Judge Carpenter cites Burkett-Wood v. Haines, 906 A.2d 756, 7656 (Del. 2006), which holds that:

“In Maier, we held that when the evidence establishes that an accident caused injuries, a jury is required to return a verdict of at least minimal damages. In Amalfitano, we held that “where medical experts present uncontradicted evidence of injury, confirmed by objective medical tests supporting a plaintiff’s subjective testimony about her injuries and offer opinions that the injuries relate to the accident about which the plaintiff complains, a jury award of zero damages is against the weight of the evidence.”

Judge Carpenter goes on to note that Burkett-Wood, at 766, holds that:

“[A]n MRI, an X-ray, and spasm revealed on palpation to a physical examination are considered objective medical evidence in this jurisdiction.”

Judge Carpenter than reviews the testimony at trial of Ms. Hinson’s treating doctor, Dr. William Atkins, wherein Dr. Atkins documented spasm in Ms. Hinson’s neck and back. In light of this uncontradicted objective medical testimony Judge Carpenter awarded additur to Ms. Hinson of $8,050.00. [Which is probably enough to cover the cost of presenting Dr. Atkins testimony, other litigation expenses, the attorney’s contingent fee and nothing else.]

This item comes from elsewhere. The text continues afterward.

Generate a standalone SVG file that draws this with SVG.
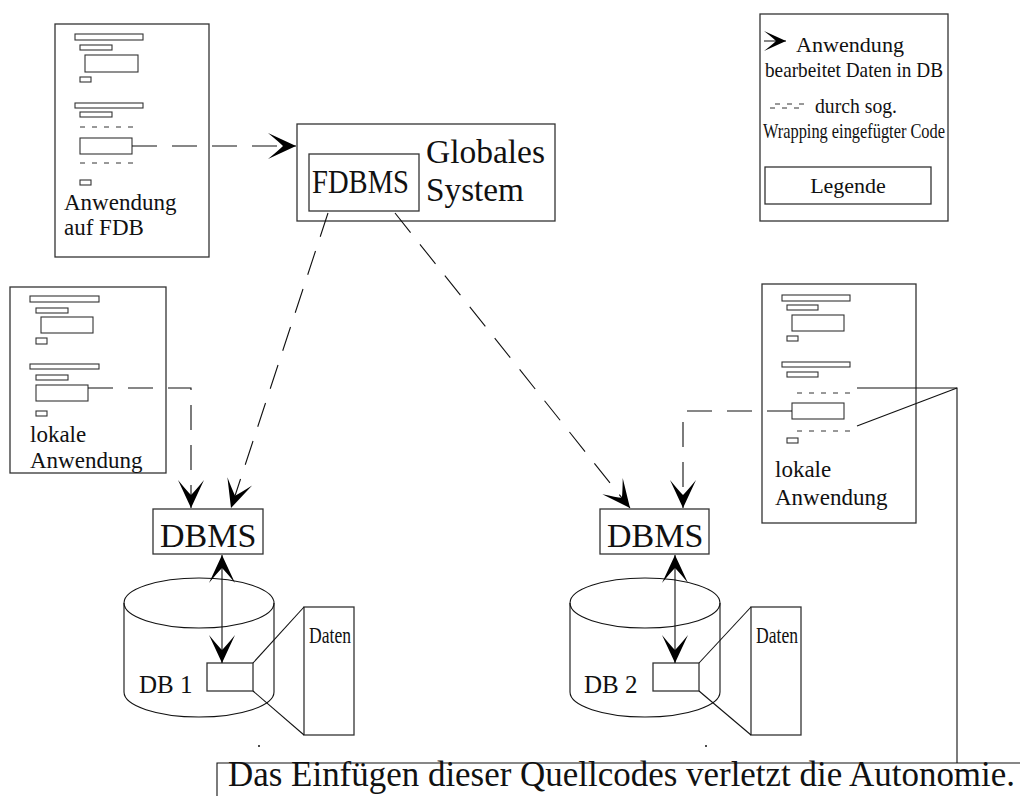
<svg xmlns="http://www.w3.org/2000/svg" width="1020" height="796" viewBox="0 0 1020 796">
  <style>
    .box { fill: #fff; stroke: #333; stroke-width: 1.3; }
    .bar { fill: none; stroke: #333; stroke-width: 1.1; }
    .wrap { fill: none; stroke: #333; stroke-width: 1; stroke-dasharray: 5 7; }
    .line { fill: none; stroke: #111; stroke-width: 1.1; }
    .dash { fill: none; stroke: #111; stroke-width: 1.1; stroke-dasharray: 25 15; }
    text { font-family: "Liberation Serif", "Times New Roman", serif; fill: #111; }
    .t23 { font-size: 23px; }
    .leg { font-size: 22px; }
  </style>
  <defs>
    <marker id="head" viewBox="-30 -15 32 30" refX="0" refY="0" markerWidth="32" markerHeight="30" markerUnits="userSpaceOnUse" orient="auto-start-reverse">
      <path d="M0,0 L-28,-13 Q-17,-4 -13,0 Q-17,4 -28,13 Z" fill="#000" stroke="none"/>
    </marker>
    <marker id="head-small" viewBox="-26 -13 28 26" refX="0" refY="0" markerWidth="28" markerHeight="26" markerUnits="userSpaceOnUse" orient="auto">
      <path d="M0,0 L-22,-10 Q-13,-3 -10,0 Q-13,3 -22,10 Z" fill="#000" stroke="none"/>
    </marker>
  </defs>
  <rect width="1020" height="796" fill="#fff"/>

  <!-- application on the federated database -->
  <g id="app-fdb">
    <rect class="box" x="55" y="24" width="154" height="233"/>
    <rect class="bar" x="75" y="34" width="68" height="6"/>
    <rect class="bar" x="80" y="45" width="32" height="5"/>
    <rect class="bar" x="85" y="55" width="53" height="17"/>
    <rect class="bar" x="80" y="77" width="11" height="5"/>
    <rect class="bar" x="75" y="103" width="68" height="5"/>
    <rect class="bar" x="80" y="112" width="32" height="5"/>
    <line class="wrap" x1="80" y1="127" x2="138" y2="127"/>
    <rect class="bar" x="80" y="138" width="52" height="16"/>
    <line class="wrap" x1="80" y1="163" x2="138" y2="163"/>
    <rect class="bar" x="80" y="180" width="11" height="5"/>
    <text class="t23" x="64" y="210">Anwendung</text>
    <text class="t23" x="64" y="235">auf FDB</text>
  </g>

  <!-- global system with FDBMS -->
  <g id="global-system">
    <rect class="box" x="297" y="124" width="258" height="97"/>
    <rect class="box" x="309" y="154" width="110" height="57"/>
    <text x="312" y="193" font-size="33" textLength="97" lengthAdjust="spacingAndGlyphs">FDBMS</text>
    <text x="426" y="163" font-size="33" textLength="119" lengthAdjust="spacingAndGlyphs">Globales</text>
    <text x="426" y="201" font-size="33" textLength="98" lengthAdjust="spacingAndGlyphs">System</text>
  </g>

  <!-- legend -->
  <g id="legend">
    <rect class="box" x="760" y="14" width="188" height="207"/>
    <line class="line" x1="764" y1="41" x2="786" y2="41" stroke-dasharray="13 3" marker-end="url(#head-small)"/>
    <text class="leg" x="796" y="52" textLength="108" lengthAdjust="spacingAndGlyphs">Anwendung</text>
    <text class="leg" x="765" y="77" textLength="178" lengthAdjust="spacingAndGlyphs">bearbeitet Daten in DB</text>
    <line class="wrap" x1="770" y1="108" x2="806" y2="108" stroke-dasharray="5 5"/>
    <line class="wrap" x1="775" y1="104" x2="806" y2="104" stroke-dasharray="3 7"/>
    <text class="leg" x="815" y="113" textLength="82" lengthAdjust="spacingAndGlyphs">durch sog.</text>
    <text class="leg" x="763" y="138" textLength="182" lengthAdjust="spacingAndGlyphs">Wrapping eingefügter Code</text>
    <rect class="box" x="765" y="167" width="166" height="37"/>
    <text x="848" y="193" font-size="22" text-anchor="middle">Legende</text>
  </g>

  <!-- local application 1 -->
  <g id="local-app-1">
    <rect class="box" x="10" y="287" width="156" height="186"/>
    <rect class="bar" x="30" y="296" width="69" height="6"/>
    <rect class="bar" x="36" y="308" width="32" height="5"/>
    <rect class="bar" x="41" y="317" width="52" height="16"/>
    <rect class="bar" x="36" y="338" width="11" height="6"/>
    <rect class="bar" x="30" y="364" width="69" height="5"/>
    <rect class="bar" x="36" y="375" width="32" height="5"/>
    <rect class="bar" x="36" y="385" width="52" height="16"/>
    <rect class="bar" x="36" y="411" width="11" height="5"/>
    <text class="t23" x="30" y="442">lokale</text>
    <text class="t23" x="30" y="468">Anwendung</text>
  </g>

  <!-- local application 2 (wrapped) -->
  <g id="local-app-2">
    <rect class="box" x="762" y="284" width="154" height="239"/>
    <rect class="bar" x="782" y="295" width="68" height="6"/>
    <rect class="bar" x="787" y="305" width="31" height="5"/>
    <rect class="bar" x="792" y="315" width="52" height="16"/>
    <rect class="bar" x="787" y="336" width="11" height="5"/>
    <rect class="bar" x="782" y="362" width="68" height="5"/>
    <rect class="bar" x="787" y="372" width="31" height="5"/>
    <line class="wrap" x1="797" y1="393" x2="853" y2="393"/>
    <rect class="bar" x="792" y="403" width="52" height="16"/>
    <line class="wrap" x1="797" y1="431" x2="853" y2="431"/>
    <rect class="bar" x="787" y="438" width="11" height="5"/>
    <text class="t23" x="775" y="477">lokale</text>
    <text class="t23" x="775" y="505">Anwendung</text>
  </g>

  <!-- DBMS 1 with database DB 1 -->
  <g id="dbms-1">
    <rect class="box" x="153" y="509" width="110" height="45"/>
    <text x="160" y="547" font-size="34">DBMS</text>
  </g>
  <g id="db-1">
    <ellipse class="line" cx="199" cy="603" rx="75" ry="25"/>
    <path class="line" d="M124,603 V692 A75,25 0 0 0 274,692 V603"/>
    <rect class="box" x="207" y="663" width="46" height="28"/>
    <text x="139" y="693" font-size="25">DB 1</text>
  </g>
  <g id="daten-1">
    <rect class="box" x="304" y="607" width="50" height="128"/>
    <line class="line" x1="253" y1="663" x2="304" y2="607"/>
    <line class="line" x1="253" y1="691" x2="304" y2="735"/>
    <text x="309" y="643" font-size="24" textLength="42" lengthAdjust="spacingAndGlyphs">Daten</text>
  </g>

  <!-- DBMS 2 with database DB 2 -->
  <g id="dbms-2">
    <rect class="box" x="600" y="509" width="109" height="45"/>
    <text x="607" y="547" font-size="34">DBMS</text>
  </g>
  <g id="db-2">
    <ellipse class="line" cx="645" cy="603" rx="75" ry="25"/>
    <path class="line" d="M570,603 V692 A75,25 0 0 0 720,692 V603"/>
    <rect class="box" x="653" y="663" width="46" height="28"/>
    <text x="584" y="693" font-size="25">DB 2</text>
  </g>
  <g id="daten-2">
    <rect class="box" x="751" y="607" width="50" height="128"/>
    <line class="line" x1="699" y1="663" x2="751" y2="607"/>
    <line class="line" x1="699" y1="691" x2="751" y2="735"/>
    <text x="756" y="643" font-size="24" textLength="42" lengthAdjust="spacingAndGlyphs">Daten</text>
  </g>

  <!-- note about autonomy -->
  <g id="note">
    <path class="line" d="M217,796 V763 H1020"/>
    <text x="228" y="786" font-size="35" textLength="787" lengthAdjust="spacingAndGlyphs">Das Einfügen dieser Quellcodes verletzt die Autonomie.</text>
    <circle cx="259" cy="746" r="1" fill="#111"/>
    <circle cx="706" cy="746" r="1" fill="#111"/>
  </g>

  <!-- connectors -->
  <g id="connectors">
    <path class="dash" d="M132,146 H296" stroke-dasharray="27 14" marker-end="url(#head)"/>
    <path class="dash" d="M88,388 H191 V508" marker-end="url(#head)"/>
    <path class="dash" d="M328,213 L231,508" stroke-dasharray="24 14" marker-end="url(#head)"/>
    <path class="dash" d="M395,213 L630,508" stroke-dasharray="24 14" marker-end="url(#head)"/>
    <path class="dash" d="M792,411 H683 V508" stroke-dasharray="26 15" marker-end="url(#head)"/>
    <line class="line" x1="222" y1="555" x2="222" y2="663" marker-start="url(#head)" marker-end="url(#head)"/>
    <line class="line" x1="675" y1="555" x2="675" y2="663" marker-start="url(#head)" marker-end="url(#head)"/>
    <path class="line" d="M857,388 H957 V763"/>
    <path class="line" d="M857,426 L957,388"/>
  </g>
</svg>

Judge Carpenter than analyzed the testimony of Dr. McIlrath, a chiropractor, in the case of Ms. Hinson’s passenger, Juanita Scott, and found:

“[I]t is not clear that the objective findings that were made are undisputably in reference to the present accident. Dr. McIlrath had been treating Ms. Scott for at least three years prior to this accident, and it appears she had not fully recovered from her earlier injuries. As such, even though objective medical findings were made by the doctor, including spasms and an MRI reading, there remained a dispute as to whether these findings were connected to this accident. As such, this was properly a causation issue for the jury to decide, and the award of no damages is supported by the evidence and will not be disturbed.”